Born to Irish parents in Massachusetts, Deirdre Reilly has gained an enormous and loyal following in both American country music and the Irish-American community across the country.

She has released seven studio albums, and after a brief hiatus from touring, she is back on the circuit and returning to Alexandria, where she will play an intimate concert at Murphy’s Grand Irish Pub.

In the lead-up to her appearance — where former Ireland’s Own owner Pat Troy will act as master of ceremonies — she took some time to discuss her career, her influences and her love for the Port City.

Note: this interview has been edited for length.

Alexandria Times: You’ve described yourself in the past as being “Made in Ireland but born in the USA.” How does that background influence your music?

Deirdre Reilly: Yes, my mother and father were both born in Ireland — my mother is a Cork woman and my father was from Mayo, and I was born in Massachusetts. My father was a great singer, he passed away sadly last March and he was a great influence on my musical career.

He never did it professionally, but he would always take his turn at a sing-song or a party or whatever and both my mother and father loved country music. It’s so popular in Ireland, and still is to this day.

You tour Ireland a great deal. Is it a country you feel a strong connection to?

Absolutely, it’s like my second home. Especially because when I’m over in Ireland, I get to sing country music, that’s the market I’m more known for in Ireland. There’s country music going seven nights a week over there, it’s amazing. I love being there because the appreciation that the people have and the support they have for country music is good for your heart.

You started performing at 17 — what was that like as a youngster, having to strike out on your own and how important has it been in shaping you as an artist?

Very important. When you’re young, you’re fearless. I don’t know how that happens but I remember starting to sing at 4 and 5 years old. My stepfather, Leo Doherty, had a show band so I grew up dying to get up on stage and sing.

He used to let me get up when I was maybe 10 or 12. I just knew that as soon as I was able to get my driving license, I was going to get a car and buy gear and I was going to go out on the road. I’m very thankful for the opportunity that I was given through Leo to get up there and start performing, because the minute I started doing it and then I started getting paid for it, wow.

I don’t have any regrets because I’ve been very blessed and have met so many great producers and songwriters and people. To watch the reaction of people when you sing a song and it either makes them smile, sometimes it might make them cry, I love to see how songs and how music affects people.

Is this your first time in Alexandria?

I’ve been in Alexandria many times before, with Pat Troy at Ireland’s Own. I took a break for the last three years, I haven’t been doing a whole lot of touring because of watching over my dad and making sure he’s okay. When he passed in March, I took my time and sorted out my head and knew that my father would want me to keep doing what it is I’ve been doing all my life.
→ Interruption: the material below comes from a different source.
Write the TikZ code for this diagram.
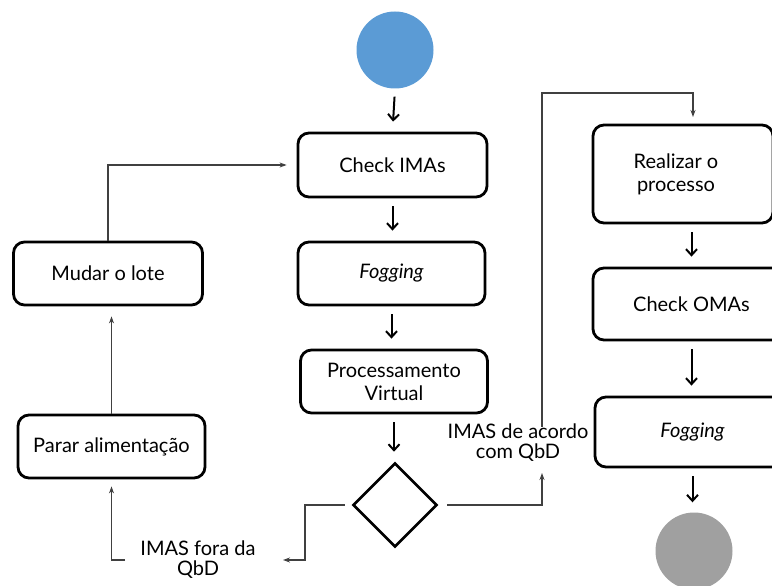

I’m getting back on track.

This is really exciting for me, I get to see all my old friends who I haven’t seen in years, and I know all the people who are coming, I probably will know them all one-on-one, so I’m really looking forward to this reunion, it’s going to be awesome.

What appeals to you about coming to Alexandria? What is it that keeps you coming back as well as the personal connection?

The appreciation for the music. I’m very lucky that people who come to see me, they know that they’re probably going to get 50 percent Irish music and 50 percent country and maybe a song or two that I wrote myself, so I try to make it a little bit well-rounded. The loyalty of the people too, they don’t forget you.

I moved to Nashville and was down there for 25 years, and in the interim, I’d do these tours and make my way to Alexandria and in the last three years I haven’t been there, and I can’t believe that the immediate response, that people have supported me and didn’t forget me. It’s a beautiful town, I’ve liked to spend some time in it over the years, and I’ve loved walking around all the shops. There’s a great feeling amongst the people in Alexandria, it’s wonderful.

What should people who are coming to your show expect from the show you put on?

It’ll probably be Irish songs, country songs, songs I wrote myself, a few stories in the middle. I know Pat Troy is always a treat because he’s got a lot to say. They’ve been calling it an “Intimate Evening” with me, and that’s what it’s going to be. It’s going to be about 100 people in a room, and I’m going to get to do what I love to do and share my music with these people that have become my friends over the years.

“An Intimate Evening with Deirdre Reilly” at Murphy’s Grand Irish Pub at 713 King St., February 16, 6 to 10 p.m. Tickets are limited, and cost $20. They can be reserved by calling 703-646-5702 or emailing musiclinkco@msn.com.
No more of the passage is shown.